The cabinet, which met to discuss the debacle yesterday, will wait to see the reaction in parliament before deciding what to do, said Francesco Merloni, the Public Works Minister. 'It is not certain that a crisis has been averted.' Both houses of parliament debate the issue today.
Shaken, perhaps, by the vehemence of public opposition to the government's move, a parliamentary commission voted yesterday to recommend that the Chamber of Deputies allow the prosecution of Bettino Craxi, the former prime minister and Socialist leader, on charges of corruption, violating the law on political party finances, and receiving stolen property.
They thus went even farther than proposed by their rapporteur, who had advocated lifting Mr Craxi's parliamentary immunity on the first two charges only. Mr Craxi spoke bitterly of a 'summary justice' which does not 'bow before truth and the law'.
The corruption investigations meanwhile produced further shocks: two of the most eminent captains of Italy's state industry were taken off to jail for corruption and violating the party finances law. They were Gabriele Cagliari, president of the petrochemicals giant, ENI, Italy's second biggest state holding, and Franco Ciatti, head of the Nuovo Pignone, an ENI subsidiary.
Mr Amato last night appointed Valdo Spini, a Socialist, as Environment Minister to replace Carlo Ripa di Meana, who resigned in protest against the government's attempt at a 'political solution' to the corruption problem.
Mr Amato will address both houses of parliament today on the attempt to 'depenalise' the taking of illicit funds by politicians.
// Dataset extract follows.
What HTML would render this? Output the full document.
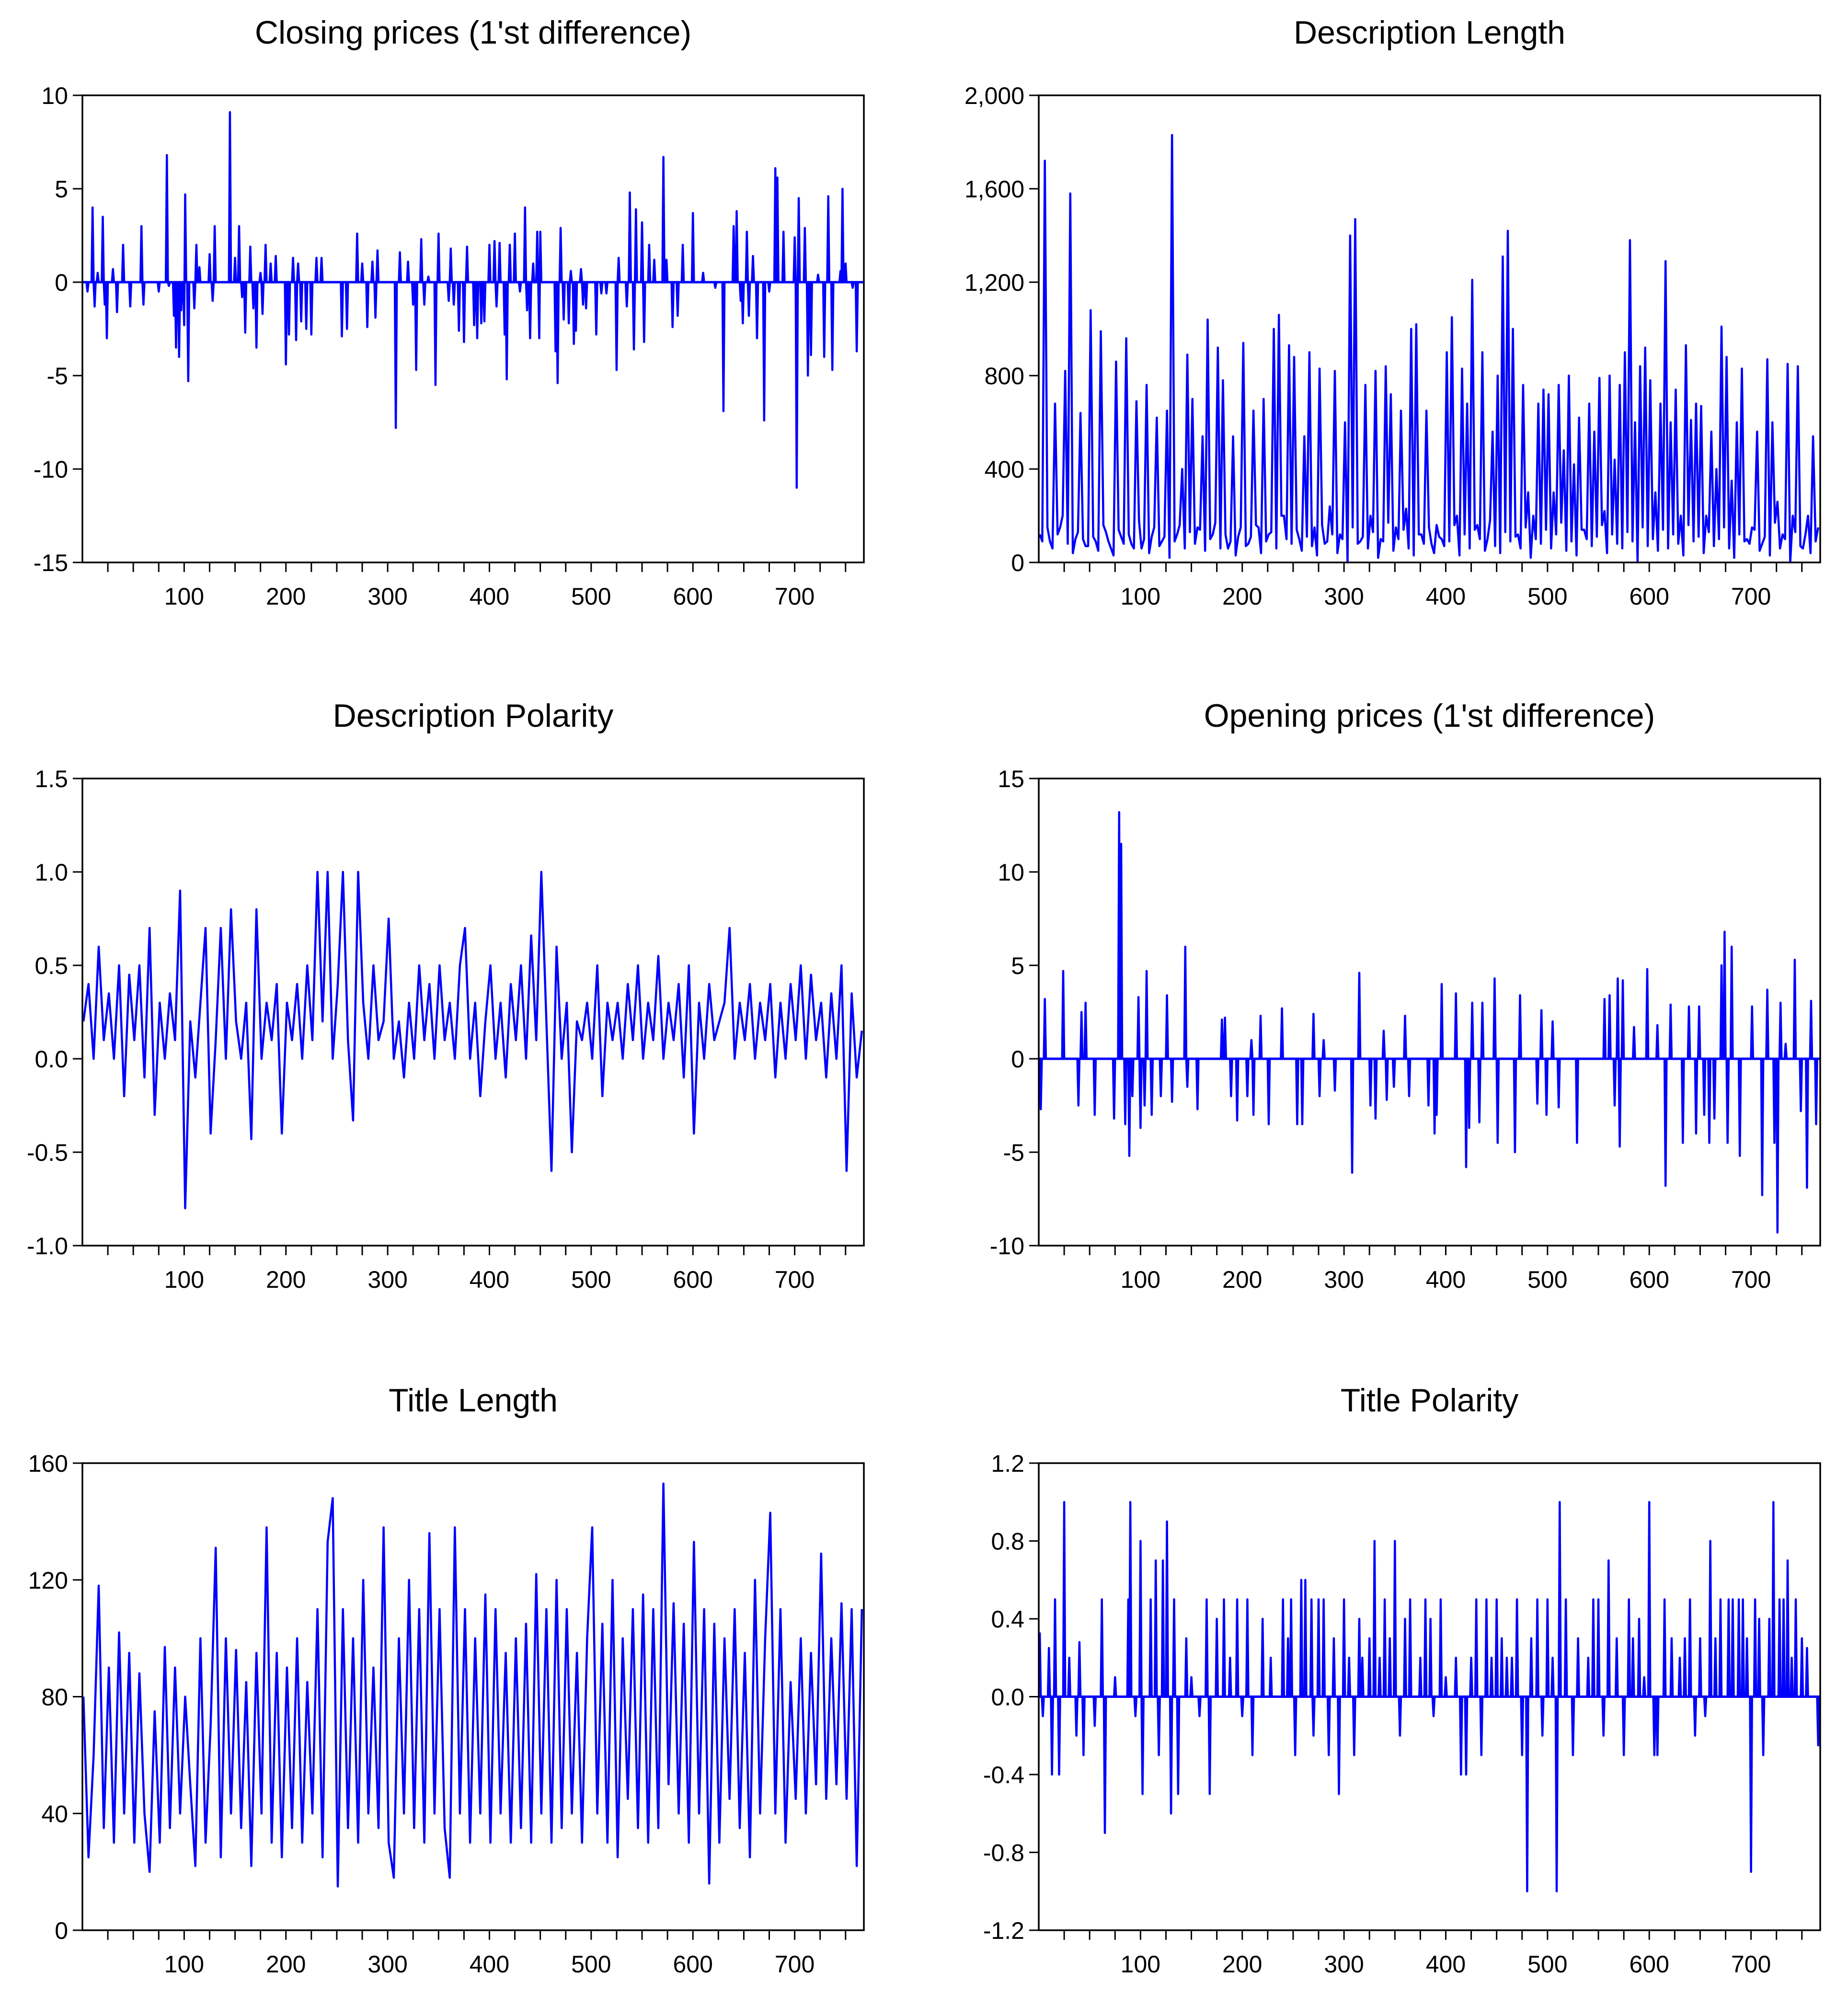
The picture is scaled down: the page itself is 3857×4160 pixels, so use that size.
<!DOCTYPE html>
<html><head><meta charset="utf-8"><style>html,body{margin:0;padding:0;background:#fff}svg{display:block}</style></head>
<body>
<svg id="chart" width="3857" height="4160" viewBox="0 0 3857 4160" xmlns="http://www.w3.org/2000/svg" font-family="Liberation Sans, sans-serif"></svg>
<script>
// ---- data ----
const closeIdx=[5,10,12,15,20,22,24,30,34,40,47,58,60,75,83,85,90,92,95,97,100,101,104,110,112,115,125,128,130,145,150,154,157,160,165,168,171,175,177,180,185,190,200,203,207,210,212,215,220,225,230,235,255,260,270,275,280,285,288,290,308,312,320,325,328,333,336,340,347,350,360,362,365,370,375,378,385,388,392,395,400,405,407,410,415,417,420,425,430,435,437,440,443,447,449,450,465,467,470,473,478,480,483,485,490,492,495,505,510,515,525,527,535,538,542,544,550,552,557,562,571,574,580,585,590,600,610,622,630,640,643,647,649,653,655,659,663,670,675,681,683,689,700,702,704,710,713,716,723,729,733,737,745,747,750,757,761];
const closeVal=[-0.5,4,-1.3,0.5,3.5,-1.2,-3,0.7,-1.6,2,-1.3,3,-1.2,-0.5,6.8,-0.2,-1.8,-3.5,-4,-1.5,-2.3,4.7,-5.3,-1.4,2,0.8,1.5,-1,3,9.1,1.3,3,-0.8,-2.7,1.9,-1.4,-3.5,0.5,-1.7,2,1,1.4,-4.4,-2.8,1.3,-3.1,1,-2.1,-2.5,-2.8,1.3,1.3,-2.9,-2.5,2.6,1,-2.4,1.1,-1.9,1.7,-7.8,1.6,1.1,-1.2,-4.7,2.3,-1.2,0.3,-5.5,2.6,-1,1.8,-1.2,-2.6,-3.2,1.9,-2.3,-3,-2.2,-2.1,2,2.2,-1.3,2.1,-2.8,-5.2,2,2.6,-0.5,4,-1.5,-3,1,2.7,-3,2.7,-3.7,-5.4,2.9,-2,-2.2,0.6,-3.3,-2.6,0.7,-1.2,-1.4,-2.8,-0.6,-0.6,-4.7,1.3,-1.3,4.8,-3.6,3.9,3.2,-3.2,2,1.2,6.7,1.2,-2.4,-1.8,2,3.7,0.5,-0.3,-6.9,3,3.8,-1,-2.2,2.7,-1.8,1.4,-3,-7.4,-0.5,6.1,5.6,2.7,2.4,-11,4.5,2.9,-5,-3.9,0.4,-4,4.6,-4.7,0.6,5,1,-0.3,-3.7,-4.3];

const descLenVal=[120,1720,90,680,150,820,1580,100,640,70,
1080,90,990,130,60,860,110,960,80,690,
60,760,110,620,90,650,1830,120,400,890,
700,150,540,1040,120,920,780,60,540,110,
940,80,650,150,700,120,1000,1060,200,930,
880,100,540,900,150,830,80,240,820,120,
600,1400,1470,90,760,200,820,100,840,720,
150,650,230,1000,1020,120,650,80,160,100,
900,1050,200,830,680,1210,160,900,100,560,
800,1310,1420,1000,120,760,300,200,680,740,
720,300,760,480,800,420,620,140,680,560,
790,220,800,440,760,900,1380,600,840,920,
780,300,680,1290,600,740,200,930,610,680,
670,200,560,400,1010,880,350,600,830,100,
150,560,80,870,600,260,120,850,200,840,
60,200,540,150];
const descLenLow=[90,150,60,120,200,80,40,130,100,70,
110,50,160,90,30,140,80,120,60,180,
100,40,150,70,110,20,90,160,60,130,
80,140,50,100,170,60,120,90,30,150,
70,110,160,40,90,130,60,200,100,80,
140,50,110,70,30,160,90,120,40,100,
0,150,80,110,60,130,20,90,170,50,
100,140,60,30,120,80,150,40,110,70,
90,160,30,120,60,140,100,50,180,70,
40,130,90,110,60,150,20,100,80,140,
60,120,170,50,90,30,140,100,70,110,
160,40,120,80,60,130,90,0,150,70,
100,50,140,60,120,80,30,160,90,110,
40,130,70,100,150,60,20,120,90,80,
140,50,110,30,170,60,100,0,130,70,
120,40,90];

const descPolVal=[0.2,0.4,0.0,0.6,0.1,0.35,0.0,0.5,-0.2,0.45,
0.1,0.5,-0.1,0.7,-0.3,0.3,0.0,0.35,0.1,0.9,
-0.8,0.2,-0.1,0.3,0.7,-0.4,0.1,0.7,0.0,0.8,
0.2,0.0,0.3,-0.43,0.8,0.0,0.3,0.1,0.4,-0.4,
0.3,0.1,0.4,0.0,0.5,0.1,1.0,0.2,1.0,0.0,
0.4,1.0,0.1,-0.33,1.0,0.3,0.0,0.5,0.1,0.2,
0.75,0.0,0.2,-0.1,0.3,0.0,0.5,0.1,0.4,0.0,
0.5,0.1,0.3,0.0,0.5,0.7,0.0,0.3,-0.2,0.2,
0.5,0.0,0.3,-0.1,0.4,0.1,0.5,0.0,0.66,0.1,
1.0,0.2,-0.6,0.6,0.0,0.3,-0.5,0.2,0.1,0.3,
0.0,0.5,-0.2,0.3,0.1,0.3,0.0,0.4,0.1,0.5,
0.0,0.3,0.1,0.55,0.0,0.3,0.1,0.4,-0.1,0.5,
-0.4,0.3,0.0,0.4,0.1,0.2,0.3,0.7,0.0,0.3,
0.1,0.4,0.0,0.3,0.1,0.4,-0.1,0.3,0.0,0.4,
0.1,0.5,0.0,0.45,0.1,0.3,-0.1,0.35,0.0,0.5,
-0.6,0.35,-0.1,0.15];

const openIdx=[2,6,24,39,42,46,55,74,79,81,85,89,92,98,100,104,106,111,120,126,131,144,146,156,180,183,189,195,205,209,211,218,226,239,254,259,270,276,280,291,308,315,326,331,339,342,349,360,364,383,389,391,396,410,420,423,426,433,436,448,451,468,473,490,494,499,505,511,529,556,561,566,569,571,574,585,598,608,616,621,633,639,646,649,654,659,664,671,674,677,681,689,701,711,716,723,726,729,734,743,749,755,759,764];
const openVal=[-2.7,3.2,4.7,-2.5,2.5,3,-3,-3.2,13.2,11.5,-3.5,-5.2,-2,3.3,-3.7,-2.5,4.7,-3,-2,3.4,-2.3,6,-1.5,-2.7,2.1,2.2,-2,-3.3,-2,1,-3,2.3,-3.5,2.7,-3.5,-3.5,2.4,-2,1,-1.7,-6.1,4.6,-2.5,-3.2,1.5,-2.2,-1.5,2.3,-2,-2.5,-4,-3,4,3.5,-5.8,-3.7,3,-3.4,3,4.3,-4.5,-5,3.4,-2.4,2.6,-3,2,-2.6,-4.5,3.2,3.4,-2.5,4.3,-4.7,4.2,1.7,4.8,1.8,-6.8,2.9,-4.5,2.8,-4,2.8,-3,-4.5,-3.2,5,6.8,-4.5,6,-5.2,2.8,-7.3,3.7,-4.5,-9.3,3,0.8,5.3,-2.8,-6.9,3.1,-3.5];

const titleLenVal=[80,25,60,118,35,90,30,102,40,95,
30,88,40,20,75,30,97,35,90,40,
80,50,22,100,30,70,131,25,100,40,
96,35,85,22,95,40,138,30,95,25,
90,35,100,30,85,40,110,25,133,148,
15,110,35,100,30,120,40,90,35,138,
30,18,100,40,120,35,110,30,136,40,
110,35,18,138,40,110,30,100,40,115,
30,110,40,95,30,100,35,105,30,122,
40,110,30,120,35,110,40,95,30,100,
138,40,105,30,120,25,100,45,110,35,
115,30,110,35,153,50,112,40,105,30,
133,40,110,16,105,30,100,45,110,35,
95,25,120,40,100,143,40,110,30,85,
45,100,40,95,50,129,45,100,50,112,
45,110,22,110];

const tpolIdx=[1,4,10,13,16,20,25,30,37,40,44,55,62,65,75,88,90,95,100,102,110,115,118,122,126,130,133,137,145,150,158,165,168,175,182,188,195,200,205,210,220,228,240,245,248,252,258,262,268,270,275,280,285,290,295,300,305,310,315,318,325,330,335,340,345,350,355,360,365,375,380,385,388,395,400,410,415,420,425,430,435,440,445,450,455,460,465,470,475,480,484,490,495,500,505,509,512,518,525,530,540,545,550,555,560,568,575,580,584,590,595,600,605,608,615,622,630,635,640,645,650,655,660,665,670,678,682,688,692,696,700,704,708,712,718,722,728,732,736,740,744,750,755,760,766];
const tpolVal=[0.33,-0.1,0.25,-0.4,0.5,-0.4,1.0,0.2,-0.2,0.28,-0.3,-0.15,0.5,-0.7,0.1,0.5,1.0,-0.1,0.8,-0.5,0.5,0.7,-0.3,0.7,0.9,-0.6,0.5,-0.5,0.3,0.1,-0.1,0.5,-0.5,0.4,0.5,0.2,0.5,-0.1,0.5,-0.3,0.4,0.2,0.5,0.3,0.5,-0.3,0.6,0.6,0.5,-0.2,0.5,0.5,-0.3,0.3,-0.5,0.5,0.2,-0.3,0.4,0.2,0.3,0.8,0.2,0.5,0.3,0.8,-0.2,0.4,0.5,0.2,0.5,0.4,-0.1,0.5,0.1,0.2,-0.4,-0.4,0.2,0.5,-0.3,0.5,0.2,0.5,0.3,0.2,0.2,0.5,-0.3,-1.0,0.3,0.5,-0.2,0.5,0.2,-1.0,1.0,0.5,-0.3,0.3,0.2,0.5,0.5,-0.2,0.7,0.3,-0.3,0.5,0.3,0.4,0.1,1.0,-0.3,-0.3,0.5,0.3,0.2,0.3,0.5,-0.2,0.3,-0.1,0.8,0.3,0.5,0.5,0.5,0.5,0.5,0.3,-0.9,0.5,0.4,-0.3,0.4,1.0,0.5,0.5,0.7,0.2,0.5,0.3,0.25,0.0,-0.25];

const xTickLabels=[100,200,300,400,500,600,700];
const closeTicks=[10,5,0,-5,-10,-15];
const descLenTicks=[0,400,800,1200,1600,2000];
const descPolTicks=[1.5,1.0,0.5,0.0,-0.5,-1.0];
const openTicks=[15,10,5,0,-5,-10];
const titleLenTicks=[0,40,80,120,160];
const tpolTicks=[1.2,0.8,0.4,0.0,-0.4,-0.8,-1.2];

// ---- drawing ----
const NS='http://www.w3.org/2000/svg';
const svg=document.getElementById('chart');
function mk(tag,attrs,parent){const e=document.createElementNS(NS,tag);for(const k in attrs)e.setAttribute(k,attrs[k]);(parent||svg).appendChild(e);return e;}
function sparse(idx,val){const a=new Array(768).fill(0);idx.forEach((d,i)=>{a[d]=val[i];});return a.map((v,i)=>[i,v]).slice(1);}
function dense(val){return val.map((v,k)=>[1+5*k,v]);}
function dense2(val,low){const out=[];val.forEach((v,k)=>{out.push([1+5*k,v]);if(k<low.length)out.push([3.5+5*k,low[k]]);});return out;}
function fmt(v,dec,comma){let s=dec>0?v.toFixed(dec):String(v);if(comma&&Math.abs(v)>=1000)s=s.replace(/\B(?=(\d{3})+(?!\d))/g,',');return s;}

const W=1631,H=975;
function panel(o){
  const g=mk('g',{});
  
  
  const x0=o.x0,x1=o.x0+W,y0=o.y0,y1=o.y0+H;
  const xs=i=>x0+(x1-x0)*i/768;
  const ymin=Math.min(...o.ticks),ymax=Math.max(...o.ticks);
  const ys=v=>y1-(y1-y0)*(v-ymin)/(ymax-ymin);
  const t=mk('text',{x:(x0+x1)/2,y:y0-108,'font-size':68,'text-anchor':'middle',fill:'#000'},g);
  t.textContent=o.title;
  
  
  const pts=o.data.map(p=>xs(p[0]).toFixed(1)+','+ys(p[1]).toFixed(1)).join(' ');
  const line=mk('polyline',{points:pts,fill:'none',stroke:'#0000ff','stroke-width':4.5,'stroke-linejoin':'round'},g);
  
  
  if(o.zero){const z=mk('line',{x1:x0,x2:x1,y1:ys(0),y2:ys(0),stroke:'#0000ff','stroke-width':5},g);
    
    }
  const box=mk('rect',{x:x0,y:y0,width:x1-x0,height:y1-y0,fill:'none',stroke:'#000','stroke-width':3.5},g);
  
  
  o.ticks.forEach(v=>{
    mk('line',{x1:x0-20,x2:x0,y1:ys(v),y2:ys(v),stroke:'#000','stroke-width':3},g);
    const l=mk('text',{x:x0-30,y:ys(v)+18,'font-size':50,'text-anchor':'end',fill:'#000'},g);
    l.textContent=fmt(v,o.dec,o.comma);
    
    
  });
  for(let i=25;i<768;i+=25){mk('line',{x1:xs(i),x2:xs(i),y1:y1,y2:y1+20,stroke:'#000','stroke-width':3},g);}
  xTickLabels.forEach(v=>{
    const l=mk('text',{x:xs(v),y:y1+88,'font-size':50,'text-anchor':'middle',fill:'#000'},g);
    l.textContent=v;
    
    
  });
}
const L=172,R=2168;
panel({name:'closing-prices',title:"Closing prices (1'st difference)",x0:L,y0:199,ticks:closeTicks,dec:0,data:sparse(closeIdx,closeVal),zero:true});
panel({name:'description-length',title:'Description Length',x0:R,y0:199,ticks:descLenTicks,dec:0,comma:true,data:dense2(descLenVal,descLenLow)});
panel({name:'description-polarity',title:'Description Polarity',x0:L,y0:1625,ticks:descPolTicks,dec:1,data:dense(descPolVal)});
panel({name:'opening-prices',title:"Opening prices (1'st difference)",x0:R,y0:1625,ticks:openTicks,dec:0,data:sparse(openIdx,openVal),zero:true});
panel({name:'title-length',title:'Title Length',x0:L,y0:3054,ticks:titleLenTicks,dec:0,data:dense(titleLenVal)});
panel({name:'title-polarity',title:'Title Polarity',x0:R,y0:3054,ticks:tpolTicks,dec:1,data:sparse(tpolIdx,tpolVal),zero:true});
</script>
</body></html>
He will doubtless inform them of the cabinet's intention to re-propose changes to the law on political party financing in the form of an amendment in parliament. The decree had been blocked by President Oscar Luigi Scalfaro at the weekend amid massive protests that the corrupt political class was attempting to absolve itself.
President Scalfaro, who is struggling to keep Italy's democracy on the rails, had insisted that the government stay, Mr Merloni disclosed. There appears to be no viable alternative in parliament to this four-party coalition with a perilously thin majority of 16. Giorgio Benvenuto, the new Socialist party leader, said the coalition was anxious not to leave a power vacuum.
Nevertheless rumours that the government would go had circulated much of the day. Mr Amato admitted that the thought of resigning had passed through his mind when his coalition partners failed to support him during his black weekend.
Being left alone in the firing line with Giovanni Conso, the Justice Minister, had evidently upset him even more than the hostile choruses of whistles and shouts of 'thief, thief' and 'buffoon' as he went to give a lecture in Milan's Bocconi University the previous day. Mr Conso had been pelted with sponges in Turin, a mocking allusion to his insistence that the government's move was not a colpo di spugna - an attempt to sponge the slate clean.
Some opposition parties are demanding that the government give up and call fresh elections. But Mr Benvenuto said the coalition was opposed to that because it would automatically cancel the crucial referendum on 18 April on electoral reform and stop parliament from then producing a new electoral law which could solve at least some of Italy's political problems.